GPU-side Confidentiality
On Hopper and Blackwell GPUs, PCIe links and HBM memory are encrypted end-to-end. TVM secures the full path—disk → CPU DRAM → PCIe → GPU—so weights and activations never surface in plaintext. CPU and GPU attestations are bound, so both sides stay in a verified state.

Who Provides Capacity (and Why They Join)

What these truly private virtual machines enable is enterprise-grade security, the kind that makes decentralized compute viable for serious enterprise players. That assurance matters because the suppliers are not speculative: they are the same operators already sitting on idle racks today. Tier-1 and tier-2 data centers that overprovision racks, cloud resellers with surplus inventory, research labs between grant cycles, and independents running Hopper or Blackwell GPUs from colocation sites.

Their common problem is financial, not technical. Balance sheets are loaded with rapidly depreciating assets financed by debt or leases, while demand arrives in bursts. To cover fixed costs and service debt, most datacenters must run at 80-90%+ utilization to stay profitable, yet industry studies show actual usage often falls short.

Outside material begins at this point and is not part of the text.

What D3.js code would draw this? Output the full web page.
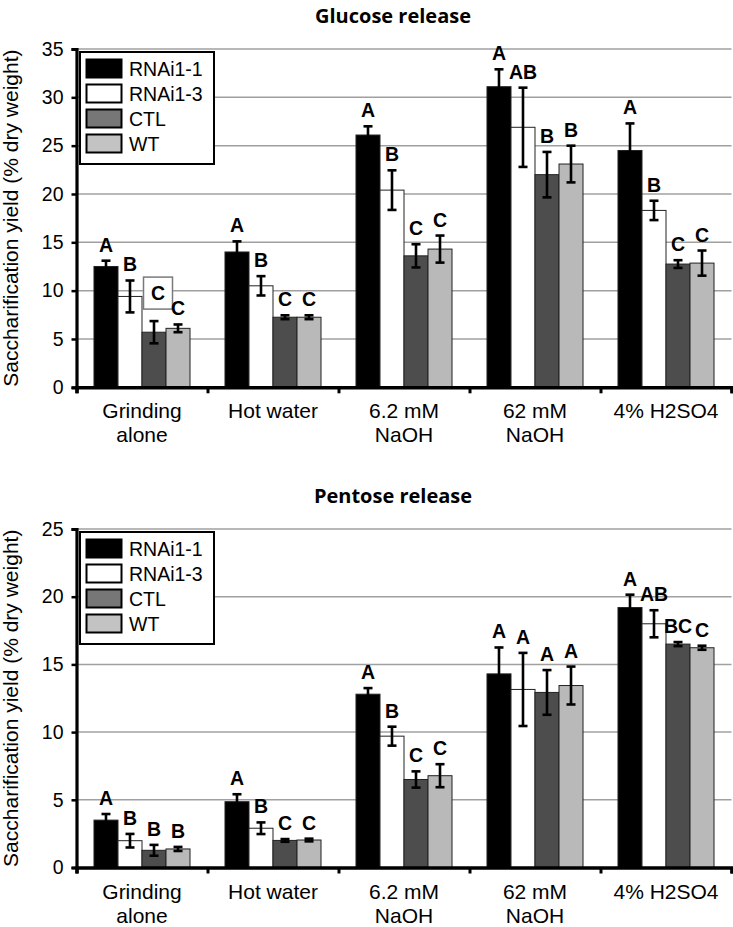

Targon gives these operators a market to convert idle racks into revenue. Instead of leaving capacity stranded or depending on multi-year contracts, they can stream attested GPU cycles directly into the open market and get paid as work is verified. For providers already carrying depreciation and debt service, the choice is simple: monetize idle time per-second, or watch them accrue as cost.

Targon: A Compute Market For Everyone

Targon is built to close both sides of the gap. For buyers, the Targon Virtual Machine provides the assurance that decentralized compute can handle sensitive workloads, with node-level security proven continuously in real time rather than certified once on paper. For suppliers, it converts idle GPUs into liquid, billable assets, removing the need to lean on multi-year contracts or extend customer credit. At its core, Targon operates as a clearinghouse: a market where compute is priced, verified, and paid for with maximum efficiency.

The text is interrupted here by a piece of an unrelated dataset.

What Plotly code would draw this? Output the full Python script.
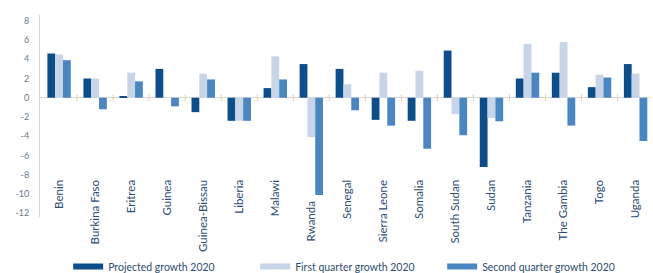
import plotly.graph_objects as go

countries = ["Benin", "Burkina Faso", "Eritrea", "Guinea", "Guinea-Bissau", "Liberia",
             "Malawi", "Rwanda", "Senegal", "Sierra Leone", "Somalia", "South Sudan",
             "Sudan", "Tanzania", "The Gambia", "Togo", "Uganda"]
projected_2020 = [4.6, 2.0, 0.1, 3.0, -1.5, -2.4, 1.0, 3.5, 3.0, -2.3, -2.4, 4.9,
                  -7.2, 2.0, 2.6, 1.1, 3.5]
q1_2020 = [4.5, 2.0, 2.6, 0.0, 2.5, -2.4, 4.3, -4.1, 1.4, 2.6, 2.8, -1.7,
           -2.1, 5.6, 5.8, 2.4, 2.5]
q2_2020 = [3.9, -1.2, 1.7, -0.9, 1.9, -2.4, 1.9, -10.1, -1.3, -2.9, -5.3, -3.9,
           -2.45, 2.6, -2.9, 2.1, -4.5]
y_ticks = [8, 6, 4, 2, 0, -2, -4, -6, -8, -10, -12]

series = [
    ("Projected growth 2020", projected_2020, "#0c4d8a"),
    ("First quarter growth 2020", q1_2020, "#c8d5e8"),
    ("Second quarter growth 2020", q2_2020, "#4a86c0"),
]

Y_MIN, Y_MAX = -12.4, 8.6
X_RANGE = [-0.53, 16.4]
LABEL_FONT = dict(family="Lato", size=11.5, color="#2e4d72")

idx = list(range(len(countries)))
fig = go.Figure()
for name, vals, col in series:
    fig.add_trace(go.Bar(x=idx, y=vals, name=name, marker_color=col,
                         marker_line_width=0, showlegend=False, legendgroup=name))
    fig.add_trace(go.Scatter(x=[None], y=[None], mode="lines", name=name,
                             legendgroup=name, line=dict(color=col, width=6)))

fig.add_trace(go.Scatter(x=[i + 0.5 for i in idx[:-1]], y=[0] * (len(idx) - 1),
                         mode="markers", showlegend=False, hoverinfo="skip",
                         marker=dict(symbol="line-ns-open", size=5, color="#e6cfa8",
                                     line=dict(color="#e6cfa8", width=1))))

levels = {}
for i in idx:
    low = min(projected_2020[i], q1_2020[i], q2_2020[i])
    lvl = round(min(-8.2, low - 0.3), 2)
    levels.setdefault(lvl, []).append(i)

for k, (lvl, members) in enumerate(sorted(levels.items(), reverse=True)):
    ax_id = "x%d" % (k + 2)
    fig.add_trace(go.Scatter(x=members, y=[None] * len(members), mode="markers",
                             xaxis=ax_id, yaxis="y", showlegend=False,
                             hoverinfo="skip"))
    fig.layout["xaxis%d" % (k + 2)] = dict(
        overlaying="x", anchor="free",
        position=(lvl - Y_MIN) / (Y_MAX - Y_MIN),
        range=X_RANGE, showgrid=False, zeroline=False, showline=False,
        ticks="", ticklen=0, tickangle=-90, automargin=False,
        tickvals=members, ticktext=[countries[m] for m in members],
        tickfont=LABEL_FONT,
    )

fig.update_layout(
    width=653, height=273,
    margin=dict(l=40, r=3, t=15, b=56, autoexpand=False),
    paper_bgcolor="white", plot_bgcolor="white",
    barmode="group", bargap=0.35, bargroupgap=0,
    showlegend=True,
    legend=dict(orientation="h", x=0.506, xanchor="center", y=-0.245, yanchor="middle",
                font=dict(family="Lato", size=10.5, color="#2e4d72"),
                entrywidth=142, traceorder="normal"),
    font=dict(family="Lato"),
)
fig.layout.xaxis.update(range=X_RANGE, showticklabels=False, showgrid=False,
                        zeroline=False, showline=False, ticks="", automargin=False)
fig.update_yaxes(range=[Y_MIN, Y_MAX], tickvals=y_ticks,
                 ticktext=[str(v) for v in y_ticks], showgrid=False,
                 zeroline=True, zerolinecolor="#d8d8d8", zerolinewidth=1,
                 showline=True, linecolor="#d6d6d6", linewidth=1,
                 ticks="", ticklabelstandoff=8, automargin=False,
                 tickfont=dict(family="Lato", size=9, color="#6a7c90"))

fig.write_html("out.html", config={"displayModeBar": False},
               post_script="document.body.style.margin='0';document.body.style.overflow='hidden';")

When compute is liberated from walled gardens and operators compete in a truly free market, prices become dynamic and efficient. With affordable compute, even small companies and individuals can have the opportunity to innovate and experiment with AI. By empowering independent researchers with accessible resources, the world dramatically increases its chances of achieving true, democratized AI abundance.